→ **Task brief**
Do not include the pictures; repeat the rest of the data exactly.

→ **Source material**

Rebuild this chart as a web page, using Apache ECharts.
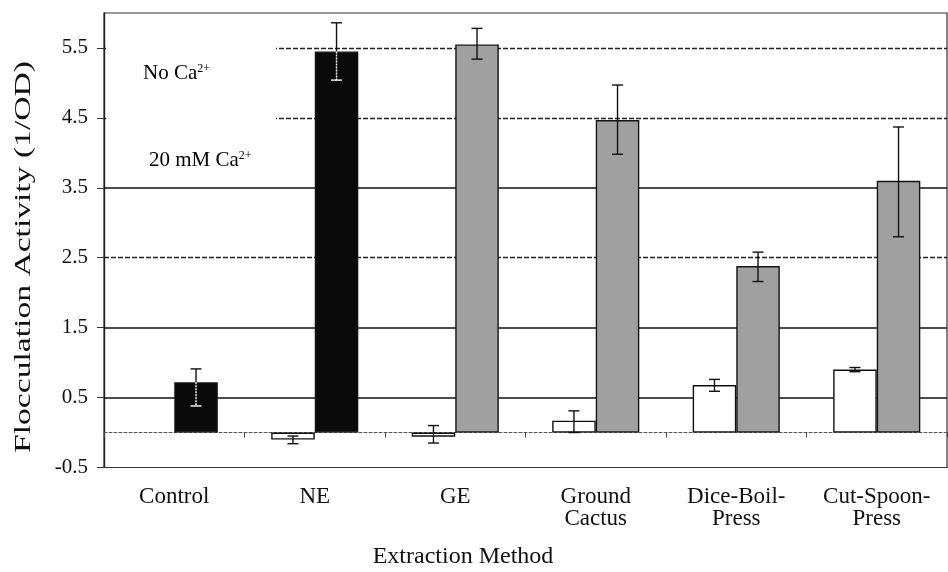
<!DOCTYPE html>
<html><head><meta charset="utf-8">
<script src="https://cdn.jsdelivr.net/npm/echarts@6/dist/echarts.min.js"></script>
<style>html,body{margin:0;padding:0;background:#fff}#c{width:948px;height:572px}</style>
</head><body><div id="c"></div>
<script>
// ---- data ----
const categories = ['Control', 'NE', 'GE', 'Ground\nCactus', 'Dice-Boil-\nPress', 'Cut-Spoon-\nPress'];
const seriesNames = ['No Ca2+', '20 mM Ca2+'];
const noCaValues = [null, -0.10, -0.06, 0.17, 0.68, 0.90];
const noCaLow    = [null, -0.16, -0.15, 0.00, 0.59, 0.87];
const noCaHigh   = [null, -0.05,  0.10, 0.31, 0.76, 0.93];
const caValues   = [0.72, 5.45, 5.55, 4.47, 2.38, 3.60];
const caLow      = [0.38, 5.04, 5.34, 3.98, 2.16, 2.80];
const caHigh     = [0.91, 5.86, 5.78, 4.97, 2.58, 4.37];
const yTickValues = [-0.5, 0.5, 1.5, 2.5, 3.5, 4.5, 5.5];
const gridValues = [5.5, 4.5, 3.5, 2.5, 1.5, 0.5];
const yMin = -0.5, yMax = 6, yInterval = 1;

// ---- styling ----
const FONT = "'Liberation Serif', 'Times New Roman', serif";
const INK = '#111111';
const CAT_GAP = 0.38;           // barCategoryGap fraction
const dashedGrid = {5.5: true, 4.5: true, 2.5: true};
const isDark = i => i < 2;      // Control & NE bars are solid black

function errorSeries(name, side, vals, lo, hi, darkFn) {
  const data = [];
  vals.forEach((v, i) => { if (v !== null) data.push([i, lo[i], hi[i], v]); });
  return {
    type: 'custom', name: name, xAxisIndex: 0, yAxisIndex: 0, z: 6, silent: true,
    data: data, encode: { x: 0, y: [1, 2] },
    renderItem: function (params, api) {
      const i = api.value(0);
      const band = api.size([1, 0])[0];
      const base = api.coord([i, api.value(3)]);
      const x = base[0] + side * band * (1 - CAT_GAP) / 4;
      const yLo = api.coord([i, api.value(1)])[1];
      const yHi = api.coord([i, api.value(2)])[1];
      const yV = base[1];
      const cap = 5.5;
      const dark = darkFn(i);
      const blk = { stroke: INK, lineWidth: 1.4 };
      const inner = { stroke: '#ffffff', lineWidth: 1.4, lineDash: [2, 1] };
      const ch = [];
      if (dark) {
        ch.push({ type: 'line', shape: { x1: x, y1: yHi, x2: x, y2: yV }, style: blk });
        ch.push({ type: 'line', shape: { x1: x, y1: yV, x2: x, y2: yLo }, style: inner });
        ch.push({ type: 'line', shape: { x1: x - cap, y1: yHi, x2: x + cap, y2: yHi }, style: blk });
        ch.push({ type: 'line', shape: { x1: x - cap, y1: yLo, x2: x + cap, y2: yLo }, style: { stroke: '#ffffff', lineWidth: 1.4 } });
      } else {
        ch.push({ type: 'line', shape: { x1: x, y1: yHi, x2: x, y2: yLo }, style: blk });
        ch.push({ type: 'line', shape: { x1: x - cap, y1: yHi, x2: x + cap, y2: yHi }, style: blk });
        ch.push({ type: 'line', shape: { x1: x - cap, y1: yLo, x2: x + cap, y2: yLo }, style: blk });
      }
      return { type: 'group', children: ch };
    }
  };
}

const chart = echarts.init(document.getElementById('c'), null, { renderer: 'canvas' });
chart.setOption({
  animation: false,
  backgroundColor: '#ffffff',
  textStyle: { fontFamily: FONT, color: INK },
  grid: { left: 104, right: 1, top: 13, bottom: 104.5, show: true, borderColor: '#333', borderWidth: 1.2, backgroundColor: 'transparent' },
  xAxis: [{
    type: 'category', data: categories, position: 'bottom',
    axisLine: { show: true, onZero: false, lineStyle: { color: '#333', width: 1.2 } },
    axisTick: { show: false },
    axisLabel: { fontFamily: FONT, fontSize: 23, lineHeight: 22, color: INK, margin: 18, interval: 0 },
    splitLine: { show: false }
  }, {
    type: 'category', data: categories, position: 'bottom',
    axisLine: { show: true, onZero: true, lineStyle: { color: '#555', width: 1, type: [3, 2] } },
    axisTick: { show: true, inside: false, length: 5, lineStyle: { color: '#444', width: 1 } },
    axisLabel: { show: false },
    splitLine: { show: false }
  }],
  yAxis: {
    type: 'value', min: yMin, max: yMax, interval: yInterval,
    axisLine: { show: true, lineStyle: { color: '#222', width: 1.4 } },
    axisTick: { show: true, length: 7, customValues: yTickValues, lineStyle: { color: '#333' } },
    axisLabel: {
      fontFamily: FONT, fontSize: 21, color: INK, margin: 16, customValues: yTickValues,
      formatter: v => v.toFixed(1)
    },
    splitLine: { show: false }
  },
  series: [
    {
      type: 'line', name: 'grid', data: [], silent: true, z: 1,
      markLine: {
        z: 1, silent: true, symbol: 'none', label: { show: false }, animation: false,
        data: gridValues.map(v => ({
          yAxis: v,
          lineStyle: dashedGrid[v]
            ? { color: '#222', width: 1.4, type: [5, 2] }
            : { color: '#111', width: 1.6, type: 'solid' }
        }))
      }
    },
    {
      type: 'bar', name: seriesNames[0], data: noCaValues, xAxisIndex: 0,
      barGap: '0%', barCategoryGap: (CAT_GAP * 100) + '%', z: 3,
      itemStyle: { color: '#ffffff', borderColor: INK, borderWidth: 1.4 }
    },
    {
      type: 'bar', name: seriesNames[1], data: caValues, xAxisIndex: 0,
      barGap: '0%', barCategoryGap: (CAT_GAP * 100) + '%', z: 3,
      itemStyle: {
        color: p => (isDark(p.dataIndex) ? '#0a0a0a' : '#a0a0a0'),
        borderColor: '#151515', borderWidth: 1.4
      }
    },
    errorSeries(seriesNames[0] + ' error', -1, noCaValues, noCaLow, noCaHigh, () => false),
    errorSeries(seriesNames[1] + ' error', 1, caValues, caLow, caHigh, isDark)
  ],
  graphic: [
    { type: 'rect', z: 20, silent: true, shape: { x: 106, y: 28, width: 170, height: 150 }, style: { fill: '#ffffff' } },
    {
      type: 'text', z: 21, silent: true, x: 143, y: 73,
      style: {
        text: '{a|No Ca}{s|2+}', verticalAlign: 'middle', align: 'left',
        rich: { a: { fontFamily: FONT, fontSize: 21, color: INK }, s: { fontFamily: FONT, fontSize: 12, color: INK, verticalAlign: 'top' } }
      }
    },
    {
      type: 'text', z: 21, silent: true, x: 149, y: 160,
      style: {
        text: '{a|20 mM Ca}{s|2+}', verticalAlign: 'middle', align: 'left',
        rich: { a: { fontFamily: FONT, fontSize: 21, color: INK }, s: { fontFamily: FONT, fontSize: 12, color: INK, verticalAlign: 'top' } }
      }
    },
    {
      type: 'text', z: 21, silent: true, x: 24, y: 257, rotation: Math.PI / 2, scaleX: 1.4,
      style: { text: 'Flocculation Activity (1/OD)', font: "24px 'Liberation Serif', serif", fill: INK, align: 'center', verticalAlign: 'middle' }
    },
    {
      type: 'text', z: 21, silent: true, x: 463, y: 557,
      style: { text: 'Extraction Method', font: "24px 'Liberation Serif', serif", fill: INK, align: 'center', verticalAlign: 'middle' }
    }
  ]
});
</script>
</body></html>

→ **Complete response**
Rebuild this chart as a web page, using Apache ECharts.
<!DOCTYPE html>
<html><head><meta charset="utf-8">
<script src="https://cdn.jsdelivr.net/npm/echarts@6/dist/echarts.min.js"></script>
<style>html,body{margin:0;padding:0;background:#fff}#c{width:948px;height:572px}</style>
</head><body><div id="c"></div>
<script>
// ---- data ----
const categories = ['Control', 'NE', 'GE', 'Ground\nCactus', 'Dice-Boil-\nPress', 'Cut-Spoon-\nPress'];
const seriesNames = ['No Ca2+', '20 mM Ca2+'];
const noCaValues = [null, -0.10, -0.06, 0.17, 0.68, 0.90];
const noCaLow    = [null, -0.16, -0.15, 0.00, 0.59, 0.87];
const noCaHigh   = [null, -0.05,  0.10, 0.31, 0.76, 0.93];
const caValues   = [0.72, 5.45, 5.55, 4.47, 2.38, 3.60];
const caLow      = [0.38, 5.04, 5.34, 3.98, 2.16, 2.80];
const caHigh     = [0.91, 5.86, 5.78, 4.97, 2.58, 4.37];
const yTickValues = [-0.5, 0.5, 1.5, 2.5, 3.5, 4.5, 5.5];
const gridValues = [5.5, 4.5, 3.5, 2.5, 1.5, 0.5];
const yMin = -0.5, yMax = 6, yInterval = 1;

// ---- styling ----
const FONT = "'Liberation Serif', 'Times New Roman', serif";
const INK = '#111111';
const CAT_GAP = 0.38;           // barCategoryGap fraction
const dashedGrid = {5.5: true, 4.5: true, 2.5: true};
const isDark = i => i < 2;      // Control & NE bars are solid black

function errorSeries(name, side, vals, lo, hi, darkFn) {
  const data = [];
  vals.forEach((v, i) => { if (v !== null) data.push([i, lo[i], hi[i], v]); });
  return {
    type: 'custom', name: name, xAxisIndex: 0, yAxisIndex: 0, z: 6, silent: true,
    data: data, encode: { x: 0, y: [1, 2] },
    renderItem: function (params, api) {
      const i = api.value(0);
      const band = api.size([1, 0])[0];
      const base = api.coord([i, api.value(3)]);
      const x = base[0] + side * band * (1 - CAT_GAP) / 4;
      const yLo = api.coord([i, api.value(1)])[1];
      const yHi = api.coord([i, api.value(2)])[1];
      const yV = base[1];
      const cap = 5.5;
      const dark = darkFn(i);
      const blk = { stroke: INK, lineWidth: 1.4 };
      const inner = { stroke: '#ffffff', lineWidth: 1.4, lineDash: [2, 1] };
      const ch = [];
      if (dark) {
        ch.push({ type: 'line', shape: { x1: x, y1: yHi, x2: x, y2: yV }, style: blk });
        ch.push({ type: 'line', shape: { x1: x, y1: yV, x2: x, y2: yLo }, style: inner });
        ch.push({ type: 'line', shape: { x1: x - cap, y1: yHi, x2: x + cap, y2: yHi }, style: blk });
        ch.push({ type: 'line', shape: { x1: x - cap, y1: yLo, x2: x + cap, y2: yLo }, style: { stroke: '#ffffff', lineWidth: 1.4 } });
      } else {
        ch.push({ type: 'line', shape: { x1: x, y1: yHi, x2: x, y2: yLo }, style: blk });
        ch.push({ type: 'line', shape: { x1: x - cap, y1: yHi, x2: x + cap, y2: yHi }, style: blk });
        ch.push({ type: 'line', shape: { x1: x - cap, y1: yLo, x2: x + cap, y2: yLo }, style: blk });
      }
      return { type: 'group', children: ch };
    }
  };
}

const chart = echarts.init(document.getElementById('c'), null, { renderer: 'canvas' });
chart.setOption({
  animation: false,
  backgroundColor: '#ffffff',
  textStyle: { fontFamily: FONT, color: INK },
  grid: { left: 104, right: 1, top: 13, bottom: 104.5, show: true, borderColor: '#333', borderWidth: 1.2, backgroundColor: 'transparent' },
  xAxis: [{
    type: 'category', data: categories, position: 'bottom',
    axisLine: { show: true, onZero: false, lineStyle: { color: '#333', width: 1.2 } },
    axisTick: { show: false },
    axisLabel: { fontFamily: FONT, fontSize: 23, lineHeight: 22, color: INK, margin: 18, interval: 0 },
    splitLine: { show: false }
  }, {
    type: 'category', data: categories, position: 'bottom',
    axisLine: { show: true, onZero: true, lineStyle: { color: '#555', width: 1, type: [3, 2] } },
    axisTick: { show: true, inside: false, length: 5, lineStyle: { color: '#444', width: 1 } },
    axisLabel: { show: false },
    splitLine: { show: false }
  }],
  yAxis: {
    type: 'value', min: yMin, max: yMax, interval: yInterval,
    axisLine: { show: true, lineStyle: { color: '#222', width: 1.4 } },
    axisTick: { show: true, length: 7, customValues: yTickValues, lineStyle: { color: '#333' } },
    axisLabel: {
      fontFamily: FONT, fontSize: 21, color: INK, margin: 16, customValues: yTickValues,
      formatter: v => v.toFixed(1)
    },
    splitLine: { show: false }
  },
  series: [
    {
      type: 'line', name: 'grid', data: [], silent: true, z: 1,
      markLine: {
        z: 1, silent: true, symbol: 'none', label: { show: false }, animation: false,
        data: gridValues.map(v => ({
          yAxis: v,
          lineStyle: dashedGrid[v]
            ? { color: '#222', width: 1.4, type: [5, 2] }
            : { color: '#111', width: 1.6, type: 'solid' }
        }))
      }
    },
    {
      type: 'bar', name: seriesNames[0], data: noCaValues, xAxisIndex: 0,
      barGap: '0%', barCategoryGap: (CAT_GAP * 100) + '%', z: 3,
      itemStyle: { color: '#ffffff', borderColor: INK, borderWidth: 1.4 }
    },
    {
      type: 'bar', name: seriesNames[1], data: caValues, xAxisIndex: 0,
      barGap: '0%', barCategoryGap: (CAT_GAP * 100) + '%', z: 3,
      itemStyle: {
        color: p => (isDark(p.dataIndex) ? '#0a0a0a' : '#a0a0a0'),
        borderColor: '#151515', borderWidth: 1.4
      }
    },
    errorSeries(seriesNames[0] + ' error', -1, noCaValues, noCaLow, noCaHigh, () => false),
    errorSeries(seriesNames[1] + ' error', 1, caValues, caLow, caHigh, isDark)
  ],
  graphic: [
    { type: 'rect', z: 20, silent: true, shape: { x: 106, y: 28, width: 170, height: 150 }, style: { fill: '#ffffff' } },
    {
      type: 'text', z: 21, silent: true, x: 143, y: 73,
      style: {
        text: '{a|No Ca}{s|2+}', verticalAlign: 'middle', align: 'left',
        rich: { a: { fontFamily: FONT, fontSize: 21, color: INK }, s: { fontFamily: FONT, fontSize: 12, color: INK, verticalAlign: 'top' } }
      }
    },
    {
      type: 'text', z: 21, silent: true, x: 149, y: 160,
      style: {
        text: '{a|20 mM Ca}{s|2+}', verticalAlign: 'middle', align: 'left',
        rich: { a: { fontFamily: FONT, fontSize: 21, color: INK }, s: { fontFamily: FONT, fontSize: 12, color: INK, verticalAlign: 'top' } }
      }
    },
    {
      type: 'text', z: 21, silent: true, x: 24, y: 257, rotation: Math.PI / 2, scaleX: 1.4,
      style: { text: 'Flocculation Activity (1/OD)', font: "24px 'Liberation Serif', serif", fill: INK, align: 'center', verticalAlign: 'middle' }
    },
    {
      type: 'text', z: 21, silent: true, x: 463, y: 557,
      style: { text: 'Extraction Method', font: "24px 'Liberation Serif', serif", fill: INK, align: 'center', verticalAlign: 'middle' }
    }
  ]
});
</script>
</body></html>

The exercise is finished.